4. Make personal connections, not business ones. Do not advertise, promote or share your social handles to gain followers, sell stuff, fundraise or campaign. This also means Tinder is not the place for any sort of sex work, escort services or compensated relationships. So, no – do not use Tinder to find your "sugarmamma".

5. Just be you. People want to meet the real you, not a fake persona. Do not create a fake account or pretend to be someone you are not, even for fun.

6. Communicate Respectfully. Talking to new people can be tricky, especially when you are interacting with people from all walks of life. Respect goes a long way.

If the convo goes unexpectedly awry, and you find yourself getting upset or feeling angry, pause and reflect before you react. Harassment, threats, bullying, intimidation, doxing, sextortion, blackmail or anything intentionally done to cause harm is not allowed.

Tinder is not a place for hate. We will never stand behind racism, bigotry, hatred or violence based on who someone is, how they identify, or what they look like. This includes (but is not limited to) someone’s race, ethnicity, religious affiliation, disability, physicality, gender, gender identity, age, national origin, or sexual orientation. If you see someone who doesn’t meet your personal criteria, simply don’t like them or unmatch and move on. Don’t report them unless you think they’ve violated our policies.

7. Lead with kindness, not harm. Any acts or behaviour that suggest, intend or cause harm to another member – either on or offline, physically or digitally – will be taken very seriously. This includes anything calling for or inciting harm.

If you’ve been hurt by someone on Tinder, first, please take care of yourself. Then, take some time to decide what you need to help you heal, whether that’s accountability measures, disclosure, support, or all of the above. If this includes reporting the harm to us, please get in touch.

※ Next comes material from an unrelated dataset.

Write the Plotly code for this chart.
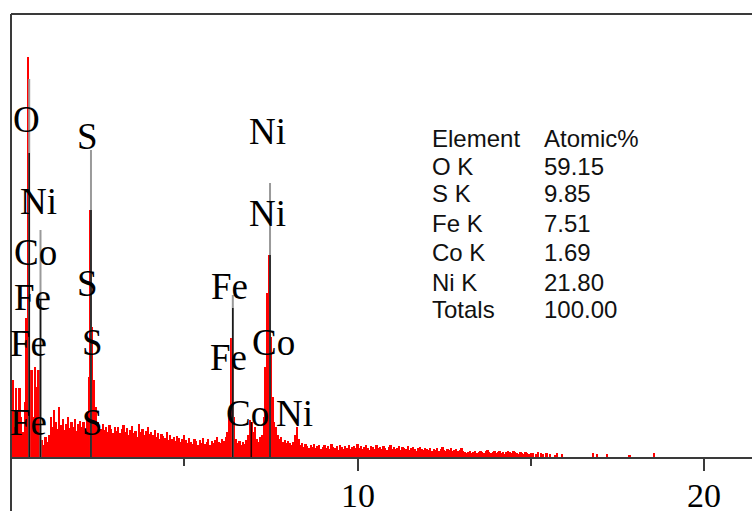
import plotly.graph_objects as go

# ---------------- data ----------------
channel_start_kev = 0.05
channel_step_kev = 0.05
# spectrum counts per 0.05 keV channel (one row = 1 keV)
counts = [
    77, 30, 69, 45, 69, 40, 25, 55, 139, 400, 60, 87, 40, 90, 70, 87, 67, 17, 12, 20,   # 0-1
    15, 22, 40, 30, 47, 35, 28, 50, 32, 38, 27, 33, 40, 29, 35, 30, 38, 26, 33, 36,     # 1-2
    30, 35, 28, 45, 80, 247, 130, 77, 50, 35, 30, 28, 33, 27, 30, 25, 32, 28, 24, 30,   # 2-3
    26, 30, 24, 28, 32, 25, 29, 22, 27, 31, 24, 26, 20, 33, 25, 28, 22, 26, 30, 23,     # 3-4
    25, 22, 27, 20, 24, 18, 23, 21, 19, 25, 17, 22, 18, 20, 16, 21, 19, 15, 18, 22,     # 4-5
    17, 14, 19, 15, 13, 18, 16, 12, 17, 14, 19, 13, 15, 18, 12, 16, 14, 17, 20, 15,     # 5-6
    14, 18, 16, 20, 25, 45, 119, 100, 40, 18, 14, 16, 12, 15, 13, 17, 22, 37, 35, 25,   # 6-7
    30, 18, 15, 20, 22, 40, 90, 164, 202, 120, 60, 35, 30, 22, 18, 20, 15, 17, 14, 16,  # 7-8
    14, 12, 15, 22, 30, 18, 12, 14, 10, 13, 11, 9, 12, 10, 13, 9, 11, 12, 8, 10,        # 8-9
    12, 9, 11, 8, 13, 10, 9, 11, 7, 12, 10, 8, 11, 9, 12, 8, 10, 11, 9, 13,             # 9-10
    9, 11, 8, 10, 12, 9, 7, 11, 10, 8, 12, 9, 10, 8, 11, 9, 7, 10, 12, 8,               # 10-11
    10, 8, 9, 11, 7, 10, 9, 8, 11, 7, 9, 10, 8, 6, 9, 10, 8, 7, 9, 8,                   # 11-12
    7, 9, 6, 8, 7, 9, 6, 8, 10, 7, 6, 8, 7, 9, 6, 7, 8, 6, 7, 9,                        # 12-13
    6, 5, 4, 5, 6, 4, 5, 6, 4, 5, 6, 5, 4, 6, 7, 5, 4, 5, 6, 4,                         # 13-14
    5, 6, 4, 5, 3, 5, 6, 5, 4, 6, 5, 4, 3, 5, 4, 3, 5, 4, 3, 4,                         # 14-15
    4, 0, 3, 5, 0, 4, 3, 0, 4, 0, 3, 0, 0, 2, 4, 0, 0, 3, 0, 0,                         # 15-16
    0, 0, 0, 0, 0, 0, 0, 0, 0, 0, 0, 0, 0, 0, 0, 4, 0, 3, 0, 0,                         # 16-17
    0, 0, 0, 3, 0, 0, 0, 0, 0, 0, 0, 0, 0, 0, 0, 0, 2, 0, 0, 0,                         # 17-18
    0, 0, 0, 0, 0, 0, 0, 0, 0, 0, 4, 0, 0, 0, 0, 0, 0, 0, 0, 0,                         # 18-19
]

# element marker lines (keV) with grey upper part and black lower part
marker_energy = [0.525, 0.851, 2.307, 6.398, 6.930, 7.471]
marker_grey_top = [378, 227, 307, 162, 0, 274]
marker_black_top = [304, 157, 247, 149, 35, 202]

# peak labels
label_text = ["O", "Ni", "Co", "Fe", "Fe", "Fe",
              "S", "S", "S", "S",
              "Ni", "Ni", "Fe", "Fe", "Co", "Co", "Ni"]
label_energy = [0.44, 0.79, 0.70, 0.62, 0.50, 0.50,
                2.20, 2.20, 2.35, 2.35,
                7.39, 7.39, 6.30, 6.27, 7.57, 6.82, 8.17]
label_height = [338, 256, 205, 160, 114, 35,
                321, 174, 115, 35,
                326, 244, 171, 100, 115, 44, 44]

# quantification table
table_element = ["Element", "O K", "S K", "Fe K", "Co K", "Ni K", "Totals"]
table_atomic = ["Atomic%", "59.15", "9.85", "7.51", "1.69", "21.80", "100.00"]

tick_values = [10, 20]
tick_labels = ["10", "20"]
minor_tick_values = [5, 15]

# ---------------- figure ----------------
W, H = 752, 511
BASE_PX = 457  # pixel row of the zero line
ML, MR, MT, MB = 11, 0, 14, H - BASE_PX
PX_PER_KEV = 34.67

plot_w = W - ML - MR
plot_h = H - MT - MB

energies = [round(channel_start_kev + i * channel_step_kev, 3) for i in range(len(counts))]

fig = go.Figure()
fig.add_trace(go.Bar(x=energies, y=counts, marker=dict(color="#ff0000", line=dict(width=0)),
                     width=channel_step_kev, hoverinfo="skip"))

for e, g in zip(marker_energy, marker_grey_top):
    if g > 0:
        fig.add_trace(go.Scatter(x=[e, e], y=[0, g], mode="lines",
                                 line=dict(color="#9a9a9a", width=2), hoverinfo="skip"))
for e, b in zip(marker_energy, marker_black_top):
    fig.add_trace(go.Scatter(x=[e, e], y=[0, b], mode="lines",
                             line=dict(color="rgba(0,0,0,0.85)", width=1.6), hoverinfo="skip"))

serif = "Liberation Serif, Times New Roman, serif"
sans = "Liberation Sans, Arial, sans-serif"


def px_to_paper_x(px):
    return (px - ML) / plot_w


def px_to_paper_y(py):
    return (H - MB - py) / plot_h


annotations = []
for t, e, h in zip(label_text, label_energy, label_height):
    annotations.append(dict(x=e, y=h, xref="x", yref="y", text=t, showarrow=False,
                            xanchor="center", yanchor="middle",
                            font=dict(family=serif, size=37, color="#000")))

# x tick labels (drawn as annotations so they sit like the reference)
for v, t in zip(tick_values, tick_labels):
    annotations.append(dict(x=v, y=px_to_paper_y(495), xref="x", yref="paper", text=t,
                            showarrow=False, xanchor="center", yanchor="middle",
                            font=dict(family=serif, size=34, color="#000")))

row_centers = [137, 165, 193, 222, 251, 281, 308]
for i, (el, at) in enumerate(zip(table_element, table_atomic)):
    yc = px_to_paper_y(row_centers[i] + 1)
    annotations.append(dict(x=px_to_paper_x(430), y=yc, xref="paper", yref="paper", text=el,
                            showarrow=False, xanchor="left", yanchor="middle",
                            font=dict(family=sans, size=24, color="#111")))
    annotations.append(dict(x=px_to_paper_x(542), y=yc, xref="paper", yref="paper", text=at,
                            showarrow=False, xanchor="left", yanchor="middle",
                            font=dict(family=sans, size=24, color="#111")))

frame_color = "#3a3a3a"
shapes = [
    dict(type="line", xref="paper", yref="paper", x0=0, x1=0, y0=px_to_paper_y(H + 2), y1=1,
         line=dict(color=frame_color, width=2)),
    dict(type="line", xref="paper", yref="paper", x0=0, x1=1, y0=1, y1=1,
         line=dict(color=frame_color, width=2)),
]

fig.update_layout(
    width=W, height=H,
    margin=dict(l=ML, r=MR, t=MT, b=MB, pad=0, autoexpand=False),
    paper_bgcolor="white", plot_bgcolor="white",
    showlegend=False, bargap=0,
    annotations=annotations, shapes=shapes,
    xaxis=dict(range=[0, plot_w / PX_PER_KEV], automargin=False,
               showline=True, linecolor=frame_color, linewidth=2,
               ticks="outside", ticklen=12, tickwidth=2, tickcolor=frame_color,
               tickmode="array", tickvals=tick_values, showticklabels=False,
               showgrid=False, zeroline=False,
               minor=dict(tickmode="array", tickvals=minor_tick_values, ticks="outside",
                          ticklen=7, tickwidth=2, tickcolor=frame_color, showgrid=False)),
    yaxis=dict(range=[0, BASE_PX - MT], visible=False, showgrid=False, zeroline=False,
               automargin=False),
)

fig.write_html("out.html", config={"displayModeBar": False},
               post_script="document.body.style.margin='0';document.body.style.overflow='hidden';")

We’re here for you.

8. Adults only. You must be 18 years of age or older to use Tinder. This also means we do not allow photos of unaccompanied or unclothed minors, including photos of your younger self – no matter how adorable you were back then.

9. Abide by the law. No illegal content or activities are allowed under any circumstances. This means you may not use Tinder to buy or sell drugs or counterfeit goods, or to ask for assistance to help you break the law. Anyone using Tinder to advocate or participate in any sort of harm involving minors or human trafficking will not be tolerated.

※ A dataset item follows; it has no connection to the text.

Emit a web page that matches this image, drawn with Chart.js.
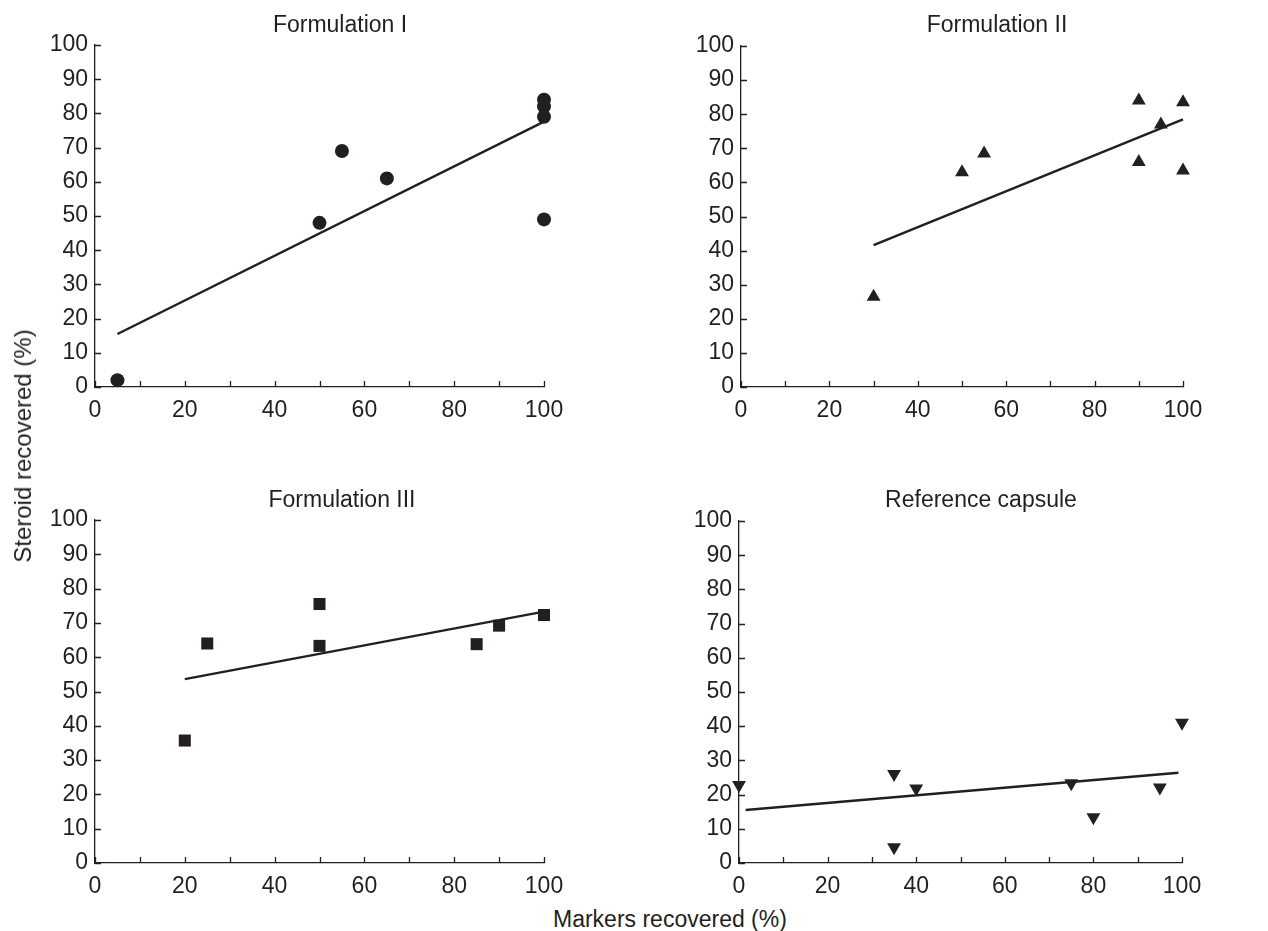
<!DOCTYPE html>
<html>
<head>
<meta charset="utf-8">
<script src="https://cdn.jsdelivr.net/npm/chart.js@4.4.1/dist/chart.umd.min.js"></script>
<style>
  html, body { margin: 0; padding: 0; background: #ffffff; width: 1268px; height: 931px; overflow: hidden; }
  canvas { position: absolute; }
  .axt { position: absolute; font-family: "Liberation Sans", Arial, sans-serif; font-size: 24px; color: #231f20; white-space: nowrap; line-height: 1; }
</style>
</head>
<body>
<canvas id="c1" width="680" height="432" style="left:0px;top:0px"></canvas>
<canvas id="c2" width="614" height="432" style="left:690px;top:0px"></canvas>
<canvas id="c3" width="684" height="433" style="left:0px;top:470px"></canvas>
<canvas id="c4" width="582" height="433" style="left:690px;top:470px"></canvas>
<div class="axt" id="ylab" style="left:23px;top:446px;transform:translate(-50%,-50%) rotate(-90deg);">Steroid recovered (%)</div>
<div class="axt" id="xlab" style="left:553px;top:919px;font-size:23px;transform:translate(0,-50%);">Markers recovered (%)</div>
<script>
// ---- data ----
const panelTitles = ["Formulation I", "Formulation II", "Formulation III", "Reference capsule"];

const f1X = [5, 50, 55, 65, 100, 100, 100, 100];
const f1Y = [2, 48, 69, 61, 84, 82, 79, 49];
const f1FitX = [5, 100];
const f1FitY = [15.5, 77.6];

const f2X = [30, 50, 55, 90, 90, 95, 100, 100];
const f2Y = [26.5, 63, 68.5, 84, 66, 77, 83.5, 63.5];
const f2FitX = [30, 100];
const f2FitY = [41.6, 78.5];

const f3X = [20, 25, 50, 50, 85, 90, 100];
const f3Y = [35.7, 64, 75.5, 63.3, 63.8, 69.2, 72.3];
const f3FitX = [20, 100];
const f3FitY = [53.6, 73.3];

const refX = [0, 35, 35, 40, 75, 80, 95, 100];
const refY = [22.8, 26, 4.6, 21.8, 23.3, 13.4, 22.1, 41];
const refFitX = [1.5, 99.2];
const refFitY = [15.5, 26.4];

const xTickMarks = [0, 10, 20, 30, 40, 50, 60, 70, 80, 90, 100];
const yTickMarks = [0, 10, 20, 30, 40, 50, 60, 70, 80, 90, 100];

// ---- styling / layout ----
const INK = '#231f20';
const FONT = "'Liberation Sans', Arial, sans-serif";
Chart.defaults.font.family = FONT;
Chart.defaults.color = INK;

function pts(xs, ys) { return xs.map((x, i) => ({ x: x, y: ys[i] })); }

const inwardTicks = {
  id: 'inwardTicks',
  afterDatasetsDraw(chart) {
    const ctx = chart.ctx, xs = chart.scales.x, ys = chart.scales.y, ca = chart.chartArea;
    ctx.save();
    ctx.strokeStyle = INK;
    ctx.lineWidth = 1.3;
    ctx.beginPath();
    xTickMarks.forEach(v => {
      const p = Math.round(xs.getPixelForValue(v)) + 0.5;
      ctx.moveTo(p, ca.bottom);
      ctx.lineTo(p, ca.bottom - 6);
    });
    yTickMarks.forEach(v => {
      const p = Math.round(ys.getPixelForValue(v)) + 0.5;
      ctx.moveTo(ca.left, p);
      ctx.lineTo(ca.left + 6, p);
    });
    ctx.stroke();
    ctx.restore();
  }
};

function makePanel(id, title, xs, ys, fx, fy, marker, cfg) {
  const ctxEl = document.getElementById(id);
  new Chart(ctxEl, {
    type: 'scatter',
    data: {
      datasets: [
        {
          type: 'scatter',
          data: pts(xs, ys),
          pointStyle: marker.style,
          pointRotation: marker.rotation || 0,
          pointRadius: marker.radius,
          pointHoverRadius: marker.radius,
          backgroundColor: INK,
          borderColor: INK,
          pointBorderWidth: 0,
          clip: false,
          order: 0
        },
        {
          type: 'line',
          data: pts(fx, fy),
          borderColor: INK,
          borderWidth: 2.4,
          pointRadius: 0,
          fill: false,
          tension: 0,
          clip: false,
          order: 1
        }
      ]
    },
    options: {
      responsive: false,
      animation: false,
      devicePixelRatio: 1,
      layout: { padding: 0 },
      plugins: {
        legend: { display: false },
        tooltip: { enabled: false },
        title: {
          display: true,
          text: title,
          color: INK,
          font: { family: FONT, size: 23, weight: 'normal', lineHeight: 1.2 },
          padding: { top: cfg.titleTop, bottom: cfg.titleBottom }
        }
      },
      scales: {
        x: {
          type: 'linear',
          min: 0, max: 100,
          grid: { display: false, drawTicks: false },
          border: { display: true, color: INK, width: 1.3 },
          ticks: { stepSize: 20, padding: 10, color: INK, font: { family: FONT, size: 23 }, maxRotation: 0 },
          afterFit(s) { s.height = cfg.xh; s.paddingLeft = 0; s.paddingRight = cfg.padR; }
        },
        y: {
          type: 'linear',
          min: 0, max: 100,
          grid: { display: false, drawTicks: false },
          border: { display: true, color: INK, width: 1.3 },
          ticks: { stepSize: 10, padding: 7, color: INK, font: { family: FONT, size: 23 } },
          afterFit(s) { s.width = cfg.yw; s.paddingTop = 0; s.paddingBottom = 0; }
        }
      }
    },
    plugins: [inwardTicks]
  });
}

makePanel('c1', panelTitles[0], f1X, f1Y, f1FitX, f1FitY, { style: 'circle', radius: 7 },
  { yw: 95, padR: 136, xh: 45, titleTop: 12, titleBottom: 5.4 });
makePanel('c2', panelTitles[1], f2X, f2Y, f2FitX, f2FitY, { style: 'triangle', radius: 8 },
  { yw: 51, padR: 121, xh: 45, titleTop: 12, titleBottom: 6.4 });
makePanel('c3', panelTitles[2], f3X, f3Y, f3FitX, f3FitY, { style: 'rect', radius: 8.5 },
  { yw: 95, padR: 140, xh: 40, titleTop: 17.2, titleBottom: 5.2 });
makePanel('c4', panelTitles[3], refX, refY, refFitX, refFitY, { style: 'triangle', radius: 8, rotation: 180 },
  { yw: 49, padR: 90, xh: 40, titleTop: 17.2, titleBottom: 6.2 });
</script>
</body>
</html>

10. One account per person. Each account can only have one owner. For logistical and privacy reasons, we cannot support multiple people accessing the same account. Each individual must have their own account.

11. This is your space, post your own content. Do not post images or private messages from other people unless their consent has been given to do so. Do not post work that is copyrighted or trademarked by others.

12. Be an honest member of the Tinder community. Do not abuse Tinder. Do not use Tinder to spread false or misleading information. Do not spam harmful links or unsolicited content. Do not create mass accounts. Do not use Tinder to manipulate, con or get people to send you money or anything else. Do not submit misleading reports. Do not use third-party apps to unlock features or to play the system.

13. Continue to access your account to stay active. If your Tinder account is unused for two years, we will assume it is dormant and may delete it for inactivity. If you want to be seen in the app, you must log in from time to time.

Reporting

As a member of the Tinder community, we encourage you to speak up and speak out. If someone is causing you harm, making you feel uncomfortable or violating our Community Guidelines – report it. Your report is always confidential. By reporting, you can help us stop harmful behaviour and protect others.

Impact

We take our Community Guidelines and the impact they have on our community seriously. We will do everything we can to make sure people follow them. We have a warning system in place, but if violations continue, or if the violation is severe, we will respond accordingly.

We reserve the right to investigate and/or terminate accounts, without refunding any purchases, if we find you have misused the Service or behaved in a way Tinder deems inappropriate, unlawful or in violation of our Community Guidelines or Terms of Use, including actions or communications that occur off the Service but involve others you meet through the Service.